--- What is being asked ---
Pick out each line of the records in which the word "that" appears.

--- Records to process ---
-- start --
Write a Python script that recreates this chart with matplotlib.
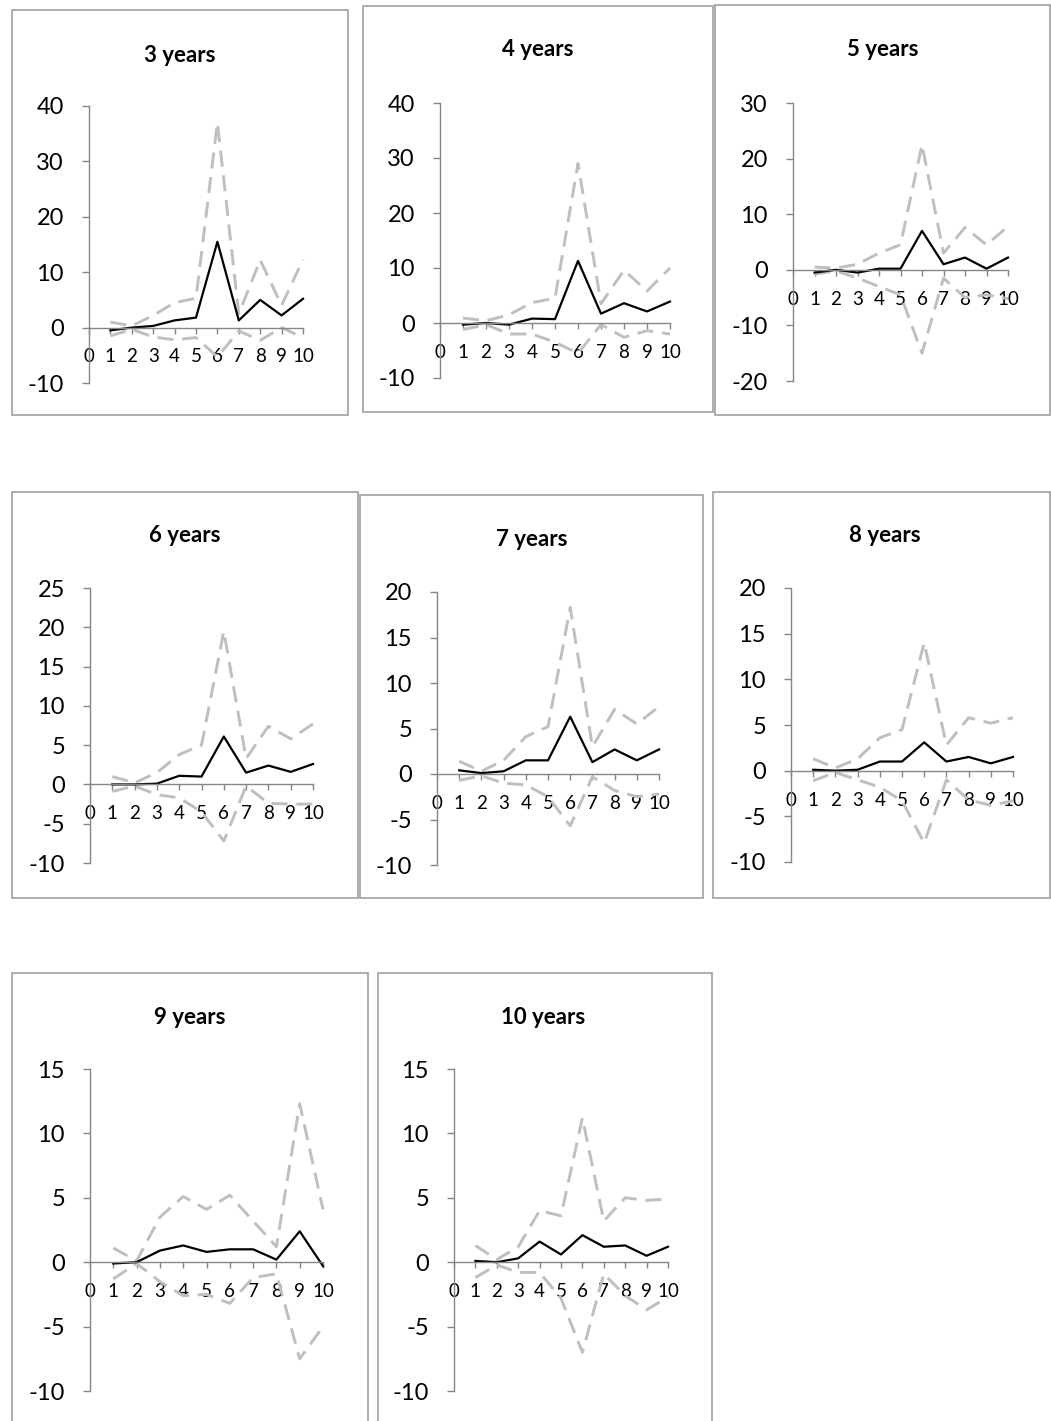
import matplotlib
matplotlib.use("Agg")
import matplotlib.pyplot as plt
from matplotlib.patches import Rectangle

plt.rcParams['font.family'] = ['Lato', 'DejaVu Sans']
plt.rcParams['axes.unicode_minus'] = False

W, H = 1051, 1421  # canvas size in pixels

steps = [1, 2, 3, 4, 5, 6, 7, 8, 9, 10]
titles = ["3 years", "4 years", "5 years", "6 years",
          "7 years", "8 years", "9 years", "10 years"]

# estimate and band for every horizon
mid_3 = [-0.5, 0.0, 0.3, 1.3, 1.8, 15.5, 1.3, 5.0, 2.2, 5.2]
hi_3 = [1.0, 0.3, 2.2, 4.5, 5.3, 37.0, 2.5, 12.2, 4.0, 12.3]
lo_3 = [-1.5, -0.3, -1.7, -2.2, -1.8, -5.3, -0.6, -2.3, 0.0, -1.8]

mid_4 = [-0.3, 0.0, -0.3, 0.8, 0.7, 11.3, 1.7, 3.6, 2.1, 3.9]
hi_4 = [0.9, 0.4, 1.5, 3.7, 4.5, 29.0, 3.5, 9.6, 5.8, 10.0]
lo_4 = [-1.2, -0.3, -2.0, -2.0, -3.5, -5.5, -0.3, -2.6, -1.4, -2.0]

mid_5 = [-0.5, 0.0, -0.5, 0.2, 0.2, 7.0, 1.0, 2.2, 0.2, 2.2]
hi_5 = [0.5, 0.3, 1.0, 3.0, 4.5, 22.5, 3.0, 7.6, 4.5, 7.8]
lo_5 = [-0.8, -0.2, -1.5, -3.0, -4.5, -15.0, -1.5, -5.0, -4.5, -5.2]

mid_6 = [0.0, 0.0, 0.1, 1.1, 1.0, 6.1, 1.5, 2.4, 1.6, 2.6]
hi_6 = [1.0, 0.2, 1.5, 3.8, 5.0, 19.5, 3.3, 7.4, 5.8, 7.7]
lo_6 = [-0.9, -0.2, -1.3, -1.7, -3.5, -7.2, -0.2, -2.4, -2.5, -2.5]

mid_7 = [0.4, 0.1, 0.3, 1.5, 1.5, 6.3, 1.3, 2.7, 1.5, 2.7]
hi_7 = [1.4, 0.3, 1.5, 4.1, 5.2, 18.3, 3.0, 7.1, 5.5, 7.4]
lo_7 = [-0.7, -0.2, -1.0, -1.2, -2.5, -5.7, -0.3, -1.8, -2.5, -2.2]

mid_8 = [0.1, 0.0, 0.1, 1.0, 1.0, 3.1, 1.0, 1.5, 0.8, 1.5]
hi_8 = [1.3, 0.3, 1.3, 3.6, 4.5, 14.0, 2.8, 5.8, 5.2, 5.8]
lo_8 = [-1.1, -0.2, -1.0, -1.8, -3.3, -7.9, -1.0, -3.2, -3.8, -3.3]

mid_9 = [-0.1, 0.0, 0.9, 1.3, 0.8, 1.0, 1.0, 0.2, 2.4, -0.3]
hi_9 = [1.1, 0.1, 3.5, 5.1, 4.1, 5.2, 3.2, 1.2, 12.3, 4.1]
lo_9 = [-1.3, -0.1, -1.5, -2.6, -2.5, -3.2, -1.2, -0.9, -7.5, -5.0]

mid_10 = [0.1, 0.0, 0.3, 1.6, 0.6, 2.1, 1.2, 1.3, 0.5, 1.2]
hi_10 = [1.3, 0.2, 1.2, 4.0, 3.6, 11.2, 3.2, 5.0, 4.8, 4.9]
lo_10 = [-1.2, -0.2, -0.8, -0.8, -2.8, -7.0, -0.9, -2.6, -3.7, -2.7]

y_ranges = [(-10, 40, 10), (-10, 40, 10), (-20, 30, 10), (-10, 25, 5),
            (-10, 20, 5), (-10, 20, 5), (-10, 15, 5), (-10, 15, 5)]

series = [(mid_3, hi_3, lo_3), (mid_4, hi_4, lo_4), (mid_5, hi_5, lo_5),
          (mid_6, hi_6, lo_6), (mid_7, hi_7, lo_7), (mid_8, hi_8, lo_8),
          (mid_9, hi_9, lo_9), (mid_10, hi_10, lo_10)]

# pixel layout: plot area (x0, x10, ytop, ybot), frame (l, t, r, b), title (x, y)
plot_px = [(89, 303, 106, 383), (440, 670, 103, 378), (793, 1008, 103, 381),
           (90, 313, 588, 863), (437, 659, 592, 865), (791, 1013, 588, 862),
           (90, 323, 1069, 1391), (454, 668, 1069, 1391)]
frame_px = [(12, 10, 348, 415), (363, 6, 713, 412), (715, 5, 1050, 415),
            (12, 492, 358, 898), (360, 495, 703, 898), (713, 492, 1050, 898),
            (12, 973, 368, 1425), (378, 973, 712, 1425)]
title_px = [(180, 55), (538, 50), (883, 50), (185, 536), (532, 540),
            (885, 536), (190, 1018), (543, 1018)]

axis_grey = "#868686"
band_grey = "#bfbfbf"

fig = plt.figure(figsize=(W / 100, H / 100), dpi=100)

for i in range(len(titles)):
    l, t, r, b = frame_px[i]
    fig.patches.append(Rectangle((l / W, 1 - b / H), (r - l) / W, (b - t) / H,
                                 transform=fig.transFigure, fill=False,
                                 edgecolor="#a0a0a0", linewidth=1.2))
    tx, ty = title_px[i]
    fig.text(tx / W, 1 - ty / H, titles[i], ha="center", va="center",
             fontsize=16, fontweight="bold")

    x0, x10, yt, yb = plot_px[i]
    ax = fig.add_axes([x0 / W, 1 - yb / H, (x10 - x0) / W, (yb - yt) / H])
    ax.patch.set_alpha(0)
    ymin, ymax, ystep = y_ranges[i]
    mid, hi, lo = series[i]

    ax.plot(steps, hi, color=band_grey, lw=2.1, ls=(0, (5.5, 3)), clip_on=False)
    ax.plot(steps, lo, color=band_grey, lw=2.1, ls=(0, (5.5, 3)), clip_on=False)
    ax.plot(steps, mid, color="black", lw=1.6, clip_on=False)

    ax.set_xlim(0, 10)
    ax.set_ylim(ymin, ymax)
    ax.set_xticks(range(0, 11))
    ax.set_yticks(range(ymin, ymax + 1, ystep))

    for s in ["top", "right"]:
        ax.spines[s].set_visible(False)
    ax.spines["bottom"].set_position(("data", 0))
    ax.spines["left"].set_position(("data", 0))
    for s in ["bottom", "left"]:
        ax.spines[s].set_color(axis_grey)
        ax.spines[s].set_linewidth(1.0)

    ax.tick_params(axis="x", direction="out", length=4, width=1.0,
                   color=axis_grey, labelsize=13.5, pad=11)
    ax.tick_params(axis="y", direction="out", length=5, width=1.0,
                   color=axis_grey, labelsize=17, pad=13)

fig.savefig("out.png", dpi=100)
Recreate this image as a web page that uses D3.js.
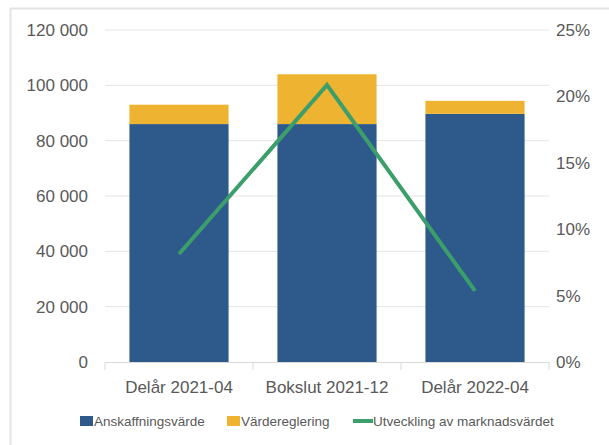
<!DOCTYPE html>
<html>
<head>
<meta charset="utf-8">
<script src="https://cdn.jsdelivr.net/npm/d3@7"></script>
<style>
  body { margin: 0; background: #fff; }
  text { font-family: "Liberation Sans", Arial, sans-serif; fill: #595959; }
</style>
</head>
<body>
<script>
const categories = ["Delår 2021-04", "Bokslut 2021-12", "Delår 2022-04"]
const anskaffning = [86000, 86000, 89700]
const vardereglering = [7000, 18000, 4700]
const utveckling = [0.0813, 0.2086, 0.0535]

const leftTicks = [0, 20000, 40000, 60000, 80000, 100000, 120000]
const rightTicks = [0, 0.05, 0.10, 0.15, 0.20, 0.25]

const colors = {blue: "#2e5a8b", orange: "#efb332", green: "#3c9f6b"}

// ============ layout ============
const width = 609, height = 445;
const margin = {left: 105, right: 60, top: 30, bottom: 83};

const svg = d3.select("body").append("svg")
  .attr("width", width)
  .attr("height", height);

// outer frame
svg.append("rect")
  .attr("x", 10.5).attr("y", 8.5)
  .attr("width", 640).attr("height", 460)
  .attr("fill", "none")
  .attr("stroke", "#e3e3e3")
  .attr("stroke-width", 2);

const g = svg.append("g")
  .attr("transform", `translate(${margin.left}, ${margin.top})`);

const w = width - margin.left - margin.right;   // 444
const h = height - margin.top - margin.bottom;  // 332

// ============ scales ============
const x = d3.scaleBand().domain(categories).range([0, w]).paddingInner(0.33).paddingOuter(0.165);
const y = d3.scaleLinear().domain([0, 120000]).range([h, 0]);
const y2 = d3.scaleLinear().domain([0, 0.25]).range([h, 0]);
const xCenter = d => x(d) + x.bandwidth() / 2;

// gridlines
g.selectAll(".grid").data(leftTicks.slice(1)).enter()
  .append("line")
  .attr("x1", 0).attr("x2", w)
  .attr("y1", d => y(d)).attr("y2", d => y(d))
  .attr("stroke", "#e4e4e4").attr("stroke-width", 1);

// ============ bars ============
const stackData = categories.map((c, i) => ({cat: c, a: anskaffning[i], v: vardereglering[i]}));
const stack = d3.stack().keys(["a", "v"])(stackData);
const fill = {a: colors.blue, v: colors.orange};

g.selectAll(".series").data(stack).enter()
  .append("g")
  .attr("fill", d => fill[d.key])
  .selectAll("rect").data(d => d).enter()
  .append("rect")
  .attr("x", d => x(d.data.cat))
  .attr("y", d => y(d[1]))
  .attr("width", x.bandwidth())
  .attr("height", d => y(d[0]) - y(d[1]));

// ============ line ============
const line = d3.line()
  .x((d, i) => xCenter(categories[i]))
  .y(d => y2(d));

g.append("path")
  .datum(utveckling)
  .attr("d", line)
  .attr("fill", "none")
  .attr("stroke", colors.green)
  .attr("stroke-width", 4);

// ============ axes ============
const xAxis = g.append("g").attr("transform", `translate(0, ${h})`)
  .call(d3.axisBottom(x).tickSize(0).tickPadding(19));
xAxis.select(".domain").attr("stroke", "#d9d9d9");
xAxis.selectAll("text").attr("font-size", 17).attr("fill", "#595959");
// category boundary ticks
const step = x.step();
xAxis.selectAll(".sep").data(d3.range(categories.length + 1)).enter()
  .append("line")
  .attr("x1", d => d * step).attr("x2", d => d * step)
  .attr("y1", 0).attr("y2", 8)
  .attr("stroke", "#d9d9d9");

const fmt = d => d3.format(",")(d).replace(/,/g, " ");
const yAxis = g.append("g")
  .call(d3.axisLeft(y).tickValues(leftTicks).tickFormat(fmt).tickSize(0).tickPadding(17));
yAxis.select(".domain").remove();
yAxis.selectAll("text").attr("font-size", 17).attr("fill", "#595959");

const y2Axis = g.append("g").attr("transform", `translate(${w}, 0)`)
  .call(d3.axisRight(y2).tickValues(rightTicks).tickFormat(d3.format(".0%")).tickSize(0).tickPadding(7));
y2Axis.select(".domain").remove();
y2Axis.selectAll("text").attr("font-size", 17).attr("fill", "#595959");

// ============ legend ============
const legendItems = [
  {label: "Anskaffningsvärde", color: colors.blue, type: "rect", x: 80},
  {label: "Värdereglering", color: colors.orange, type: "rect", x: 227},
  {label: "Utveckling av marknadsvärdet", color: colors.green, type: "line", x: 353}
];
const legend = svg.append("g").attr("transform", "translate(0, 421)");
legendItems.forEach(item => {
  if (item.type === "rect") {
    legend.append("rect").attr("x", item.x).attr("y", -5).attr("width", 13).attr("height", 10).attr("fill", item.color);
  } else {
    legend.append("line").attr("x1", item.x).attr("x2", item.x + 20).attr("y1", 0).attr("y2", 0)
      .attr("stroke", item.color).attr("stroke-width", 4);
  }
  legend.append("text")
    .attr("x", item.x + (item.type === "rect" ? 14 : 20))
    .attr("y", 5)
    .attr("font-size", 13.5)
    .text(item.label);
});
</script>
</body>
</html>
-- end --
--- Full answer ---
Write a Python script that recreates this chart with matplotlib.
Recreate this image as a web page that uses D3.js.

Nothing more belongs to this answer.